The advice for developers is, the curve does not slow down for anybody’s roadmap… so build accordingly.
CEO Deep Dive
Computer Weekly Developer Network (CWDN held an extended deep dive Q&A with LeFort.
CWDN: What does the growing lag between attacker capability and defender tooling mean for the software delivery lifecycle?
LeFort: It points to something concrete. Once finding a vulnerability drops from months to days, annual pen-tests and compliance checkboxes stop keeping you safe. Three moves follow. First, match the clockspeed: move code review, testing and vulnerability checks from once-a-year events to a continuous habit.
Second, prioritise by risk, because you still cannot test everything at once.
Third, put AI to work on your side so you stay in sync as attackers speed up. And remember, your own code is not the only target. The libraries, packages and languages it is built on are attacked constantly, so even internal software is exposed through them. Test as often as you are tested.
CWDN: Should application security be redesigned around behavioural signals rather than content-based detection, and what does that require from developers?
LeFort: Not rather than. Both, matched to the problem. For known vulnerabilities, the ones tied to specific coding patterns, pattern matching is the right tool: fast, precise, cheap, and worth running continuously. What it cannot do is tell you whether software is being used as intended. That is the job of intent, or behavioural, signals: is this code still doing what it was built to do, and only that?
Intent catches exploitation in progress and changes that quietly shift a program’s purpose, including ones that arrive through a dependency. Defining normal sounds open-ended, so scope it: start with your two or three most sensitive services, baseline from logs you already keep, and treat a deviation you can explain as proof before expanding. That makes it a phased overlay, not a boil-the-ocean project. Pattern matching closes the gaps you can name; intent catches the misuse you could not.
CWDN: How do organisations build governance and traceability into software pipelines when the AI models underpinning their tools are constantly changing?

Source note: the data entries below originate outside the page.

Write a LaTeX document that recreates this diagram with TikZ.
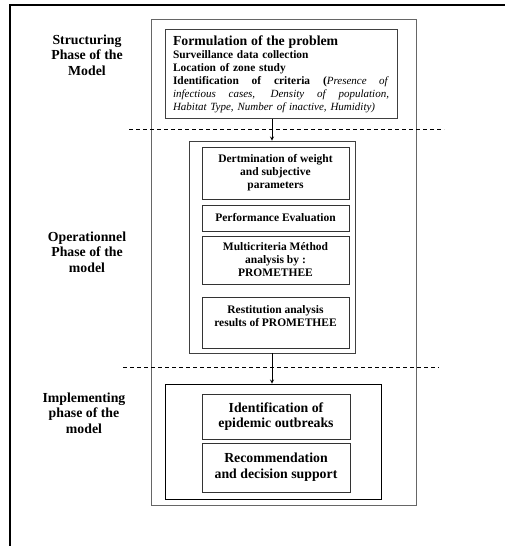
\documentclass[tikz,border=0pt]{standalone}
\usepackage{fontspec}
\setmainfont{Liberation Serif}
\newcommand{\fillline}[1]{{\spaceskip=0pt\xspaceskip=0pt\makebox[216pt][s]{#1}}}
\tikzset{
	phase/.style={font=\fontsize{13.8}{15.5}\selectfont\bfseries, align=center},
	panel/.style={draw=black!75, line width=0.9pt, inner sep=0pt},
	stepbox/.style={draw=black!80, line width=0.9pt, inner sep=0pt, minimum width=147pt, align=center, font=\fontsize{11.5}{13}\selectfont\bfseries},
	implbox/.style={stepbox, minimum width=148pt, font=\fontsize{13.8}{15.7}\selectfont\bfseries},
	sep/.style={line width=0.8pt, dash pattern=on 4pt off 3pt},
}
\begin{document}
\begin{tikzpicture}[x=1pt, y=-1pt, >=stealth]
	\useasboundingbox (0,0) rectangle (505,546);
	\path
	(129,129) coordinate (S1) (444,129) coordinate (S2)
	(123,367) coordinate (I1) (439,367) coordinate (I2)
	;
	\draw[line width=2pt] (10,546)--(10,5)--(505,5);
	\node[panel, draw=black!60, minimum width=265pt, minimum height=486pt] (model) at (283.5,262) {};
	\foreach \nm/\x/\y/\txt in {struct/87/55/{Structuring\\Phase of the\\Model}, oper/87/252/{Operationnel\\Phase of the\\model}, impl/84/413/{Implementing\\phase of the\\model}}
		\node[phase] (\nm) at (\x,\y) {\txt};
	\node[panel, minimum width=232pt, minimum height=89pt, text width=216pt, align=left, font=\fontsize{11.4}{13}\selectfont\bfseries] (form) at (281,74)
	{{\fontsize{13.8}{13}\selectfont Formulation of the problem}\\
	Surveillance data collection\\
	Location of zone study\\
	\fillline{Identification of criteria (\textit{\mdseries\fontsize{11}{13}\selectfont Presence of}}\\
	\fillline{\itshape\mdseries\fontsize{11}{13}\selectfont infectious cases, Density of population,}\\
	{\itshape\mdseries\fontsize{11}{13}\selectfont Habitat Type, Number of inactive, Humidity)}};
	\draw[sep] (S1)--(S2);
	\node[panel, minimum width=166pt, minimum height=212pt] (opbox) at (272,247) {};
	\node[stepbox, minimum height=52pt] (weight) at (275.5,173) {Dertmination of weight\\and subjective\\parameters};
	\node[stepbox, minimum height=26pt] (perf) at (275.5,218) {Performance Evaluation};
	\node[stepbox, minimum height=48pt] (multi) at (275.5,260) {Multicriteria Méthod\\analysis by :\\PROMETHEE};
	\node[stepbox, minimum height=51pt] (resti) at (275.5,322.5) {Restitution analysis\\results of PROMETHEE\\\mbox{}};
	\draw[sep] (I1)--(I2);
	\node[panel, draw=black, minimum width=216pt, minimum height=115pt] (implbox) at (273,441.5) {};
	\node[implbox, minimum height=45pt] (outbreak) at (276,416.5) {Identification of\\epidemic outbreaks};
	\node[implbox, minimum height=49pt] (decision) at (276,467.5) {Recommendation\\and decision support};
	\draw[->, line width=0.8pt] (form.south -| opbox.north)--(opbox.north);
	\draw[->, line width=0.8pt] (opbox.south)--(implbox.north -| opbox.south);
\end{tikzpicture}
\end{document}
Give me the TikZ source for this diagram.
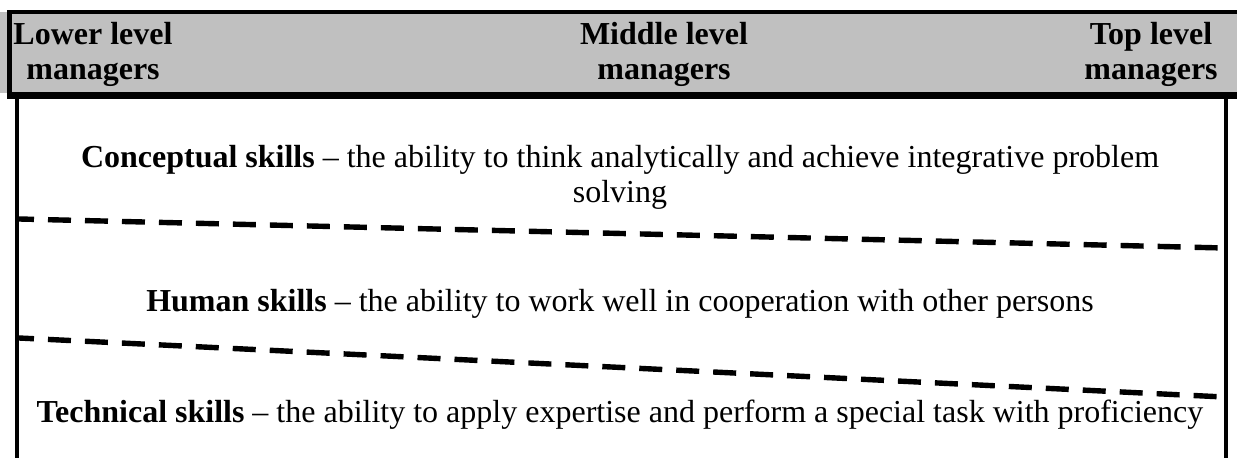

LeFort: You cannot pin the model inside a vendor’s black box, so pin everything around it, by contract and on your own side. In the contract, require model and version pinning, advance notice of changes, and the right to test before a swap reaches you.
On your side, log every decision with the model and version the vendor asserts, and keep that record where it survives the model being replaced. This rides your existing change-control process rather than standing up a parallel one. The decision has to outlive the model that made it. If a swap silently changes behaviour and you cannot trace it, that is hope, not governance.
CWDN: What responsibility do software vendors have to explain why their security tools flagged something, and how should buyers be evaluating that?
A score is not an explanation, and a scripted walkthrough is easy to rehearse. So pressure-test it. Bring your own example the vendor has never seen and make them explain it live.
Hand them a known false positive and ask why the system was wrong: a real architecture shows which signal misfired, a rehearsed one deflects. Then ask what signal it would have missed, and what it retrains on when it does. Vendors who understand their own system answer all three.
If the explanation only holds on the examples they chose, the architecture will not survive the next capability jump. Transparency is a durability indicator.